The architect Alejandro Aravena was on a helicopter days later, surveying the damage. His firm, Elemental, and a team of consultants had been enlisted to put together a reconstruction plan. Arauco, the forestry company that employs thousands of workers in Constitución, had agreed to pay for it.
Aravena was picking at a plate of pernil in a truck stop, recalling what happened next, a story he has probably told a thousand times by this point. “Residents in Constitución naturally suspected, because we were working for the forestry company, that all the benefits of reconstruction would go to the company, not them,” he said. “That’s why we knew from the start that the people had to participate in the reconstruction process. In effect, we needed to create the right client. So we devised a consortium: Arauco, the government, the public and us. We were taking an intuitive approach because we actually knew nothing about planning. In the end, ignorance helped.”

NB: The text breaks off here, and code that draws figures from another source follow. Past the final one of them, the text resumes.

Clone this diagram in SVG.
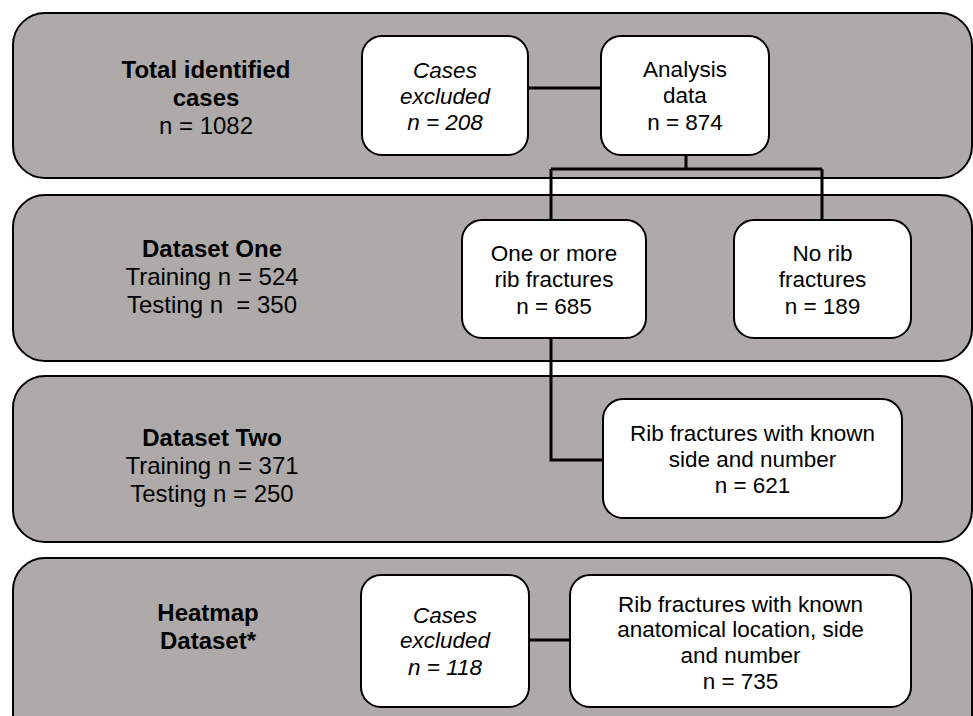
<svg xmlns="http://www.w3.org/2000/svg" width="973" height="716" viewBox="0 0 973 716">
<style>
.panel{fill:#aeaaa9;stroke:#000;stroke-width:2}
.node{fill:#fff;stroke:#000;stroke-width:2}
.conn{fill:none;stroke:#000;stroke-width:3}
text{font-family:"Liberation Sans",Arial,sans-serif;text-anchor:middle;fill:#000}
.pl{font-size:24px}
.b{font-weight:bold}
.nt{font-size:22.5px}
.i{font-style:italic}
</style>
<rect width="973" height="716" fill="#fff"/>
<g id="panel-total">
<rect class="panel" x="13" y="13" width="959" height="165" rx="32"/>
<text class="pl b" x="206" y="78">Total identified</text>
<text class="pl b" x="206" y="106">cases</text>
<text class="pl" x="206" y="134">n = 1082</text>
</g>
<g id="panel-dataset-one">
<rect class="panel" x="13" y="195" width="959" height="166" rx="32"/>
<text class="pl b" x="212" y="257">Dataset One</text>
<text class="pl" x="212" y="285">Training n = 524</text>
<text class="pl" x="212" y="313" xml:space="preserve">Testing n  = 350</text>
</g>
<g id="panel-dataset-two">
<rect class="panel" x="13" y="376" width="959" height="166" rx="32"/>
<text class="pl b" x="212" y="446">Dataset Two</text>
<text class="pl" x="212" y="474">Training n = 371</text>
<text class="pl" x="212" y="502">Testing n = 250</text>
</g>
<g id="panel-heatmap">
<rect class="panel" x="13" y="558" width="959" height="190" rx="32"/>
<text class="pl b" x="208" y="621">Heatmap</text>
<text class="pl b" x="208" y="649">Dataset*</text>
</g>
<g id="connectors">
<path class="conn" d="M528 88H601"/>
<path class="conn" d="M686 155V169M551 169H822M551 169V220M822 169V220"/>
<path class="conn" d="M551 338V460H603"/>
<path class="conn" d="M529 640H570"/>
</g>
<g id="cases-excluded-1">
<rect class="node" x="362" y="36" width="166" height="119" rx="20"/>
<text class="nt i" x="445" y="78">Cases</text>
<text class="nt i" x="445" y="104">excluded</text>
<text class="nt i" x="445" y="130">n = 208</text>
</g>
<g id="analysis-data">
<rect class="node" x="601" y="36" width="168" height="119" rx="20"/>
<text class="nt" x="685" y="77">Analysis</text>
<text class="nt" x="685" y="103">data</text>
<text class="nt" x="685" y="130">n = 874</text>
</g>
<g id="one-or-more">
<rect class="node" x="462" y="220" width="184" height="118" rx="20"/>
<text class="nt" x="554" y="261">One or more</text>
<text class="nt" x="554" y="287">rib fractures</text>
<text class="nt" x="554" y="314">n = 685</text>
</g>
<g id="no-rib">
<rect class="node" x="734" y="220" width="177" height="118" rx="20"/>
<text class="nt" x="822.5" y="261">No rib</text>
<text class="nt" x="822.5" y="287">fractures</text>
<text class="nt" x="822.5" y="314">n = 189</text>
</g>
<g id="known-side-number">
<rect class="node" x="603" y="399" width="299" height="119" rx="20"/>
<text class="nt" x="752.5" y="441">Rib fractures with known</text>
<text class="nt" x="752.5" y="467">side and number</text>
<text class="nt" x="752.5" y="493">n = 621</text>
</g>
<g id="cases-excluded-2">
<rect class="node" x="361" y="575" width="168" height="132" rx="20"/>
<text class="nt i" x="445" y="623">Cases</text>
<text class="nt i" x="445" y="648">excluded</text>
<text class="nt i" x="445" y="675">n = 118</text>
</g>
<g id="known-location">
<rect class="node" x="570" y="575" width="341" height="132" rx="20"/>
<text class="nt" x="740.5" y="612">Rib fractures with known</text>
<text class="nt" x="740.5" y="637">anatomical location, side</text>
<text class="nt" x="740.5" y="663">and number</text>
<text class="nt" x="740.5" y="689">n = 735</text>
</g>
</svg>
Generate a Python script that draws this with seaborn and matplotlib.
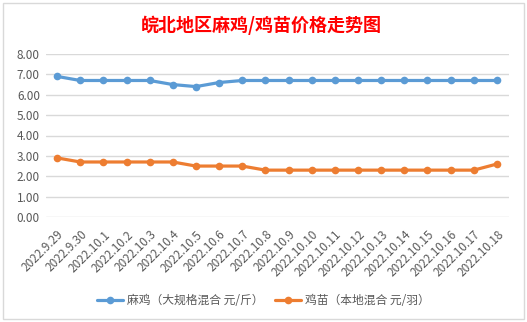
import matplotlib
matplotlib.use("Agg")
import matplotlib.pyplot as plt
import seaborn as sns
import pandas as pd
from matplotlib.patches import Rectangle

dates = ["2022.9.29", "2022.9.30", "2022.10.1", "2022.10.2", "2022.10.3", "2022.10.4",
         "2022.10.5", "2022.10.6", "2022.10.7", "2022.10.8", "2022.10.9", "2022.10.10",
         "2022.10.11", "2022.10.12", "2022.10.13", "2022.10.14", "2022.10.15",
         "2022.10.16", "2022.10.17", "2022.10.18"]
maji = [6.9, 6.7, 6.7, 6.7, 6.7, 6.5, 6.4, 6.6, 6.7, 6.7,
        6.7, 6.7, 6.7, 6.7, 6.7, 6.7, 6.7, 6.7, 6.7, 6.7]
jimiao = [2.9, 2.7, 2.7, 2.7, 2.7, 2.7, 2.5, 2.5, 2.5, 2.3,
          2.3, 2.3, 2.3, 2.3, 2.3, 2.3, 2.3, 2.3, 2.3, 2.6]
series_names = ["麻鸡（大规格混合 元/斤）", "鸡苗（本地混合 元/羽）"]
title = "皖北地区麻鸡/鸡苗价格走势图"
yticks = [0, 1, 2, 3, 4, 5, 6, 7, 8]

sns.set_theme(style="white")
plt.rcParams['font.family'] = ['Noto Sans CJK SC', 'DejaVu Sans']

df = pd.DataFrame({
    "idx": list(range(len(dates))) * 2,
    "value": maji + jimiao,
    "series": [series_names[0]] * len(dates) + [series_names[1]] * len(dates),
})

fig = plt.figure(figsize=(5.27, 3.22), dpi=100)
fig.patch.set_facecolor("white")
ax = fig.add_axes([45.5 / 527, 1 - 217 / 322, 463 / 527, 163 / 322])

palette = {series_names[0]: "#5B9BD5", series_names[1]: "#ED7D31"}
sns.lineplot(data=df, x="idx", y="value", hue="series", palette=palette,
             marker="o", markersize=5.5, markeredgewidth=0, linewidth=2.3,
             ax=ax, legend=True)

ax.set_xlim(-0.5, len(dates) - 0.5)
ax.set_ylim(0, 8)
ax.set_yticks(yticks)
ax.set_yticklabels([f"{v:.2f}" for v in yticks], color="#595959", fontsize=8.5)
ax.set_xticks(range(len(dates)))
ax.set_xticklabels(dates, rotation=45, ha="right", rotation_mode="anchor",
                   color="#595959", fontsize=8.5)
ax.tick_params(axis="y", length=0, pad=4)
ax.tick_params(axis="x", length=0, pad=8)
ax.set_xlabel("")
ax.set_ylabel("")
ax.grid(axis="y", color="#D9D9D9", linewidth=1)
ax.set_axisbelow(True)
for s in ax.spines.values():
    s.set_visible(False)

handles, labels = ax.get_legend_handles_labels()
leg = ax.legend(handles, labels, loc="center", bbox_to_anchor=(0.5, 1 - 301 / 322),
                bbox_transform=fig.transFigure, ncol=2, frameon=False,
                fontsize=8.5, handlelength=2.2, columnspacing=1.0, handletextpad=0.3)
for t in leg.get_texts():
    t.set_color("#595959")

fig.text(261 / 527, 1 - 25 / 322, title, color="#FF0000", fontsize=13,
         fontweight="bold", ha="center", va="center")

fig.patches.append(Rectangle((2.5 / 527, 1 - 319 / 322), 521.5 / 527, 316.5 / 322,
                             transform=fig.transFigure, fill=False,
                             edgecolor="#D9D9D9", linewidth=1))

fig.savefig("out.png", dpi=100, facecolor="white")
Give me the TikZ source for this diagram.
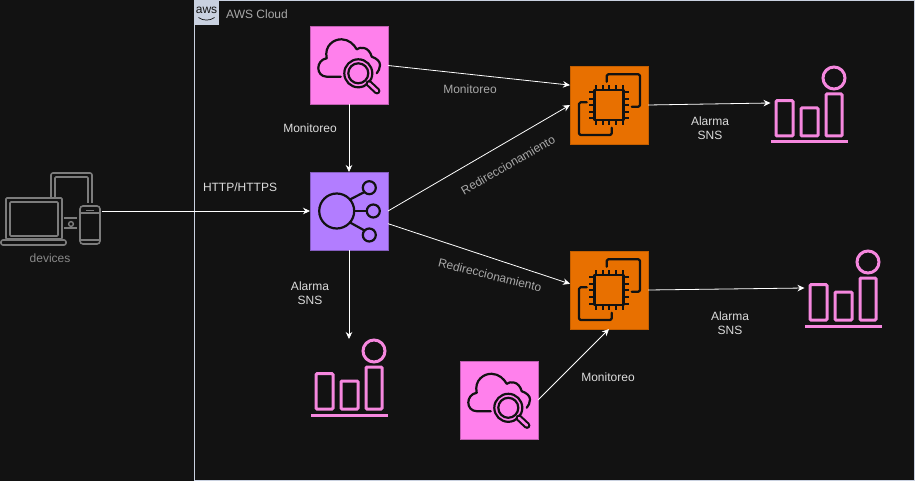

Aravena polished off his beer when a stranger sidled up to the table. It happens all the time now. Drivers in passing cars stop him in the street. Shop clerks, politicians, long-lost acquaintances and schoolteachers ask for selfies with him. They all say the same thing. “Thank you,” the stranger said to Aravena, who smiled and posed arm in arm with the man for a picture. Thank you — as if the Pritzker prize, architecture’s Nobel, which Aravena had just won, had been awarded on behalf of everybody in Chile. “Even New Zealand has more heroes, they have the All Blacks,” Aravena half-jokes, about the famous rugby team. “We’re a small country. We hardly ever win anything.” […]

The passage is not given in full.